Problem >>
The lines from the top of the material through the line with "let smallRedY = [1478, 962, 596, 480, 467];" are to be set down exactly. Leave the pictures out.

Supplied material >>
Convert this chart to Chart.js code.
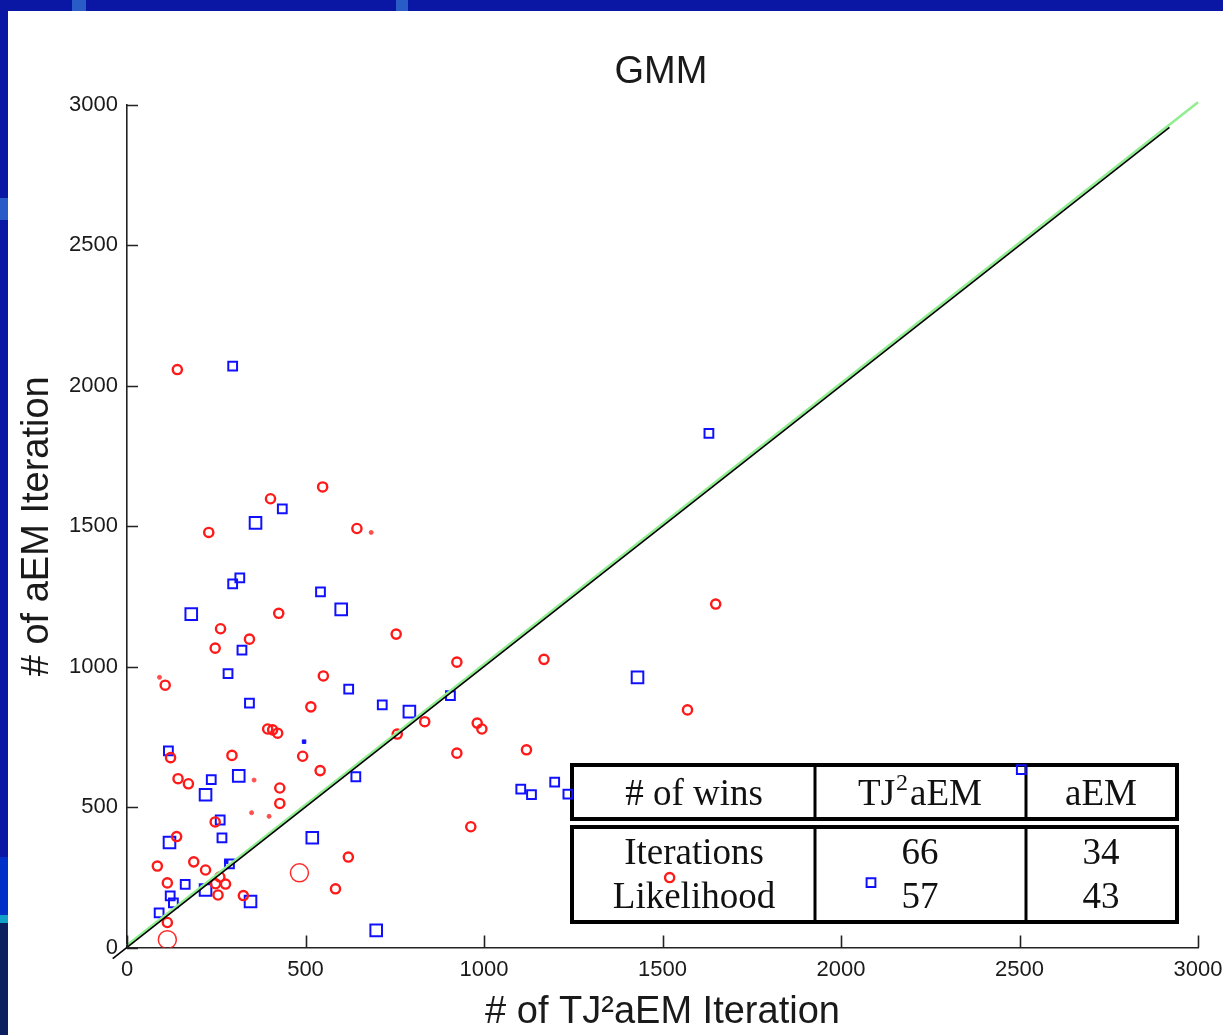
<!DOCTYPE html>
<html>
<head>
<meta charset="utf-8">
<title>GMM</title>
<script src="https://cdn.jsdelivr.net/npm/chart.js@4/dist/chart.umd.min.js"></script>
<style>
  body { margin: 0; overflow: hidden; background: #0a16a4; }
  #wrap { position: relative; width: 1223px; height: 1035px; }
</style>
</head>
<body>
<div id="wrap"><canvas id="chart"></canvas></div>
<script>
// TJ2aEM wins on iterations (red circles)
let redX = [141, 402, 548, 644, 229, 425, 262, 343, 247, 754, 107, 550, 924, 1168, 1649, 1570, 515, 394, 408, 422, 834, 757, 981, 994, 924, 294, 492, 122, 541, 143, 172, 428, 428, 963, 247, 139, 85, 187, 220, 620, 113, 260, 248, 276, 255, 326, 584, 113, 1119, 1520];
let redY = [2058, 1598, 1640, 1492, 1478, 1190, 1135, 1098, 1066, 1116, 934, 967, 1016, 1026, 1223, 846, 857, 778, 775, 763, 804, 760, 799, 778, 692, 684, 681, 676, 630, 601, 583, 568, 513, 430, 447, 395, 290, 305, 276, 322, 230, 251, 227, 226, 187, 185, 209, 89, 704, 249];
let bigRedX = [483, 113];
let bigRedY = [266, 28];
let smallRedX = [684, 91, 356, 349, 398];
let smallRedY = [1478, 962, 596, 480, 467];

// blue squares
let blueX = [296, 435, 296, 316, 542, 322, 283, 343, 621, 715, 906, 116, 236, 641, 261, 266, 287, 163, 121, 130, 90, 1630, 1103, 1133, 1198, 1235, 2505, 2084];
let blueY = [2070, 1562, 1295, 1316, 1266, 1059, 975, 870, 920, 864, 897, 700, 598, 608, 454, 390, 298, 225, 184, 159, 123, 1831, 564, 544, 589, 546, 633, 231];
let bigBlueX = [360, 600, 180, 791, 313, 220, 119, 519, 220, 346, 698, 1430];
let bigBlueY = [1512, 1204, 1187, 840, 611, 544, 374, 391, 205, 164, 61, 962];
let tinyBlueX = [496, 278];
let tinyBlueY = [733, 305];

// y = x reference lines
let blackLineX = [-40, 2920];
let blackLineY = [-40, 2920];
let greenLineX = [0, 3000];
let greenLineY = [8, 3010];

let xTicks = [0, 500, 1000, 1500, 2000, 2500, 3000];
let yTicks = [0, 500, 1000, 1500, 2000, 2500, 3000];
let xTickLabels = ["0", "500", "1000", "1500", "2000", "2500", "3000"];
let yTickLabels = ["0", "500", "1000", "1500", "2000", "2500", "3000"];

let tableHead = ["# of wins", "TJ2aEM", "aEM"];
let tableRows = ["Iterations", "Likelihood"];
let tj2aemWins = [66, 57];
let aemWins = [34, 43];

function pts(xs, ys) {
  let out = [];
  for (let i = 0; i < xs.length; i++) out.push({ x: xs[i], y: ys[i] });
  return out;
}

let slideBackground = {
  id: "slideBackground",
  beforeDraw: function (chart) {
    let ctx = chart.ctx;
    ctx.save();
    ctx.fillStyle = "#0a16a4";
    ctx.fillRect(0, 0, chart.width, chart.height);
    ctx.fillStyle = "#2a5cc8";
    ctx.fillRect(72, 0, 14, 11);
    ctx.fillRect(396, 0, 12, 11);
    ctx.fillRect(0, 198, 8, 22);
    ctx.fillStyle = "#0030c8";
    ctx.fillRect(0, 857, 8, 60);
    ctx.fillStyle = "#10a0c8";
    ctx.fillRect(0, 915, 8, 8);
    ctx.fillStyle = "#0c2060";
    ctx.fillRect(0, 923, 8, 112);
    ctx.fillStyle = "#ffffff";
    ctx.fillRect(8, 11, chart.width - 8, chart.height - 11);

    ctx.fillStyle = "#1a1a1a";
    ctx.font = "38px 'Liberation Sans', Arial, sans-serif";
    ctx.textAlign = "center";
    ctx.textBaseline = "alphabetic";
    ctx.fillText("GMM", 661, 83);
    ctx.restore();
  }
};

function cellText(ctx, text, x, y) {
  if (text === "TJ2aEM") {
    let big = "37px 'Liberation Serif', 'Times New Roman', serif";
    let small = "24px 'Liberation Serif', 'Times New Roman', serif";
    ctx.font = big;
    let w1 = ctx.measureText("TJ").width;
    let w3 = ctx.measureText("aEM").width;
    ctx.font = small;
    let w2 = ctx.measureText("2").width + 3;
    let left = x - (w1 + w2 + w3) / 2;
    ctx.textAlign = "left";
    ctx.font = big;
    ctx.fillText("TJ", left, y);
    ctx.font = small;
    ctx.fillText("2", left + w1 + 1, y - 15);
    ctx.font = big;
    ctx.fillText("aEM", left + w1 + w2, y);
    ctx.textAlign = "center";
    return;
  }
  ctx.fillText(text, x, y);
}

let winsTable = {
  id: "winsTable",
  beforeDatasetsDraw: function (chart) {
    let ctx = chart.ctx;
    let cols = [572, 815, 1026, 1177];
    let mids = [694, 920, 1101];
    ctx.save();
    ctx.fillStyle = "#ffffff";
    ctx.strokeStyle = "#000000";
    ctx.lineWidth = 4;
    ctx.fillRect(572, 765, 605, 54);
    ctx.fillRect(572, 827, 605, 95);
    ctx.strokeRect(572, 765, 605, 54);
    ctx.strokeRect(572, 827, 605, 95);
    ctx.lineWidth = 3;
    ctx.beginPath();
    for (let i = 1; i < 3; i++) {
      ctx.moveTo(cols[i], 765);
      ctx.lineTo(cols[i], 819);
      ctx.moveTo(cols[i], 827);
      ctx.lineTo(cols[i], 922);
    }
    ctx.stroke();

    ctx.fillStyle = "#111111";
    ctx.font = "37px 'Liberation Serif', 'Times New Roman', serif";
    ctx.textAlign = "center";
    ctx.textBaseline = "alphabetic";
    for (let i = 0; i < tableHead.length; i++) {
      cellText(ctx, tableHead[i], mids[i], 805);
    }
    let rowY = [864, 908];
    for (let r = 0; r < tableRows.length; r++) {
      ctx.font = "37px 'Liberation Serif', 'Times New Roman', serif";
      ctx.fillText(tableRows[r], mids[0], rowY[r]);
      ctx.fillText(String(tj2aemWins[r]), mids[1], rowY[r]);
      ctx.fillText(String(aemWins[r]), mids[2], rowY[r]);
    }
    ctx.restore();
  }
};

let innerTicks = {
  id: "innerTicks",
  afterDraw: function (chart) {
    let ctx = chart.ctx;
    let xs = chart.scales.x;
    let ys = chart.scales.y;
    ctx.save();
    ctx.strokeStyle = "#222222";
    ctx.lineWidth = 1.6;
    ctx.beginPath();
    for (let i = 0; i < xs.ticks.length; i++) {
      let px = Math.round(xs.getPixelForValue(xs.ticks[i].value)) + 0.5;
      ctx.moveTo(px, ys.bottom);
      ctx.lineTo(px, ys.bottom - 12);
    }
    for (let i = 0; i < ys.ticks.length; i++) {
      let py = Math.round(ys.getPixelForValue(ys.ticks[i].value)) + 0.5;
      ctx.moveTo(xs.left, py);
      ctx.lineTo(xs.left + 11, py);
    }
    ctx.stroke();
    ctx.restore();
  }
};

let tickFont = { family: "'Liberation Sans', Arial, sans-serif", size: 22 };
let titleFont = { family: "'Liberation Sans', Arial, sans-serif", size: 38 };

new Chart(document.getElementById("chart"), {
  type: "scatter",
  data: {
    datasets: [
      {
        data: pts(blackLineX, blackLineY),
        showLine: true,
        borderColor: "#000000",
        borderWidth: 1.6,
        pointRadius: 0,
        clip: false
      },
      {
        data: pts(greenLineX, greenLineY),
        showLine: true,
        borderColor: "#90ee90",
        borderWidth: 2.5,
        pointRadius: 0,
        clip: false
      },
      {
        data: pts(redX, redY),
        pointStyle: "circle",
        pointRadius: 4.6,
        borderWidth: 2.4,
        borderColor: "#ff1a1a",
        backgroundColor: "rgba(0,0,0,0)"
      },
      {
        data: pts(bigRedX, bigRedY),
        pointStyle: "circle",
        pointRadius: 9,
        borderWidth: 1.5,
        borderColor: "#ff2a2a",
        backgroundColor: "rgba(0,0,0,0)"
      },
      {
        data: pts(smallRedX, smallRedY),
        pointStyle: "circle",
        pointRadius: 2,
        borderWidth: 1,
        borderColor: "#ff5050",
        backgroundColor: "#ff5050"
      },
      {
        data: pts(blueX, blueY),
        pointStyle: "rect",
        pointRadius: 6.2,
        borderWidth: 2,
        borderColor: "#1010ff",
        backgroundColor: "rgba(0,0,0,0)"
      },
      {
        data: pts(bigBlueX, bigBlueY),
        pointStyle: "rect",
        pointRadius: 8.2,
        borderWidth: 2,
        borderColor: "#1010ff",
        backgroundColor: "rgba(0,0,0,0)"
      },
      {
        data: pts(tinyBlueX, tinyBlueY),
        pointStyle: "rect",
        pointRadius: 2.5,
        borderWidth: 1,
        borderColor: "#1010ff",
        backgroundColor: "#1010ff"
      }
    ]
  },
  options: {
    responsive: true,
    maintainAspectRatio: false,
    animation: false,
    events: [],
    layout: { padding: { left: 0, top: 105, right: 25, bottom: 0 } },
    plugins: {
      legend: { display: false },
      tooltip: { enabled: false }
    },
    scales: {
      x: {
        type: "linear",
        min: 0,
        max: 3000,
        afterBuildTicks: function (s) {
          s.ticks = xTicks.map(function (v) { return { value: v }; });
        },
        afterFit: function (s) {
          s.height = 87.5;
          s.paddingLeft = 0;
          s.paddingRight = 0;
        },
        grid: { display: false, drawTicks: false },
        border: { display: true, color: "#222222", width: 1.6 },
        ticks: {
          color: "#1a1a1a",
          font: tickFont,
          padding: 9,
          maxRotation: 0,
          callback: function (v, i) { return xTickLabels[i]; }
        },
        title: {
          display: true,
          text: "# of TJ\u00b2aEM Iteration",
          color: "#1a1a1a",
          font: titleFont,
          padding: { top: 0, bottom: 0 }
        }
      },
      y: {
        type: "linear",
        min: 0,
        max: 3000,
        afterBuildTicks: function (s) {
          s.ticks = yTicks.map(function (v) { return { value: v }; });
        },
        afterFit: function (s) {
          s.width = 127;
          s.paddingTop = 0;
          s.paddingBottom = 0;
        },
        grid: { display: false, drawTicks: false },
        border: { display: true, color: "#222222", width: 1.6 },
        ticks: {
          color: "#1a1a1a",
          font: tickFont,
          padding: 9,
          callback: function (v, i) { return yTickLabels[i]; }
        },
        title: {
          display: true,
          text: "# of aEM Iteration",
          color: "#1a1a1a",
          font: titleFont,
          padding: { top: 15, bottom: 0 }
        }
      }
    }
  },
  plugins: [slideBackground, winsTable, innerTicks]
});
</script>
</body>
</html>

The answer >>
Convert this chart to Chart.js code.
<!DOCTYPE html>
<html>
<head>
<meta charset="utf-8">
<title>GMM</title>
<script src="https://cdn.jsdelivr.net/npm/chart.js@4/dist/chart.umd.min.js"></script>
<style>
  body { margin: 0; overflow: hidden; background: #0a16a4; }
  #wrap { position: relative; width: 1223px; height: 1035px; }
</style>
</head>
<body>
<div id="wrap"><canvas id="chart"></canvas></div>
<script>
// TJ2aEM wins on iterations (red circles)
let redX = [141, 402, 548, 644, 229, 425, 262, 343, 247, 754, 107, 550, 924, 1168, 1649, 1570, 515, 394, 408, 422, 834, 757, 981, 994, 924, 294, 492, 122, 541, 143, 172, 428, 428, 963, 247, 139, 85, 187, 220, 620, 113, 260, 248, 276, 255, 326, 584, 113, 1119, 1520];
let redY = [2058, 1598, 1640, 1492, 1478, 1190, 1135, 1098, 1066, 1116, 934, 967, 1016, 1026, 1223, 846, 857, 778, 775, 763, 804, 760, 799, 778, 692, 684, 681, 676, 630, 601, 583, 568, 513, 430, 447, 395, 290, 305, 276, 322, 230, 251, 227, 226, 187, 185, 209, 89, 704, 249];
let bigRedX = [483, 113];
let bigRedY = [266, 28];
let smallRedX = [684, 91, 356, 349, 398];
let smallRedY = [1478, 962, 596, 480, 467];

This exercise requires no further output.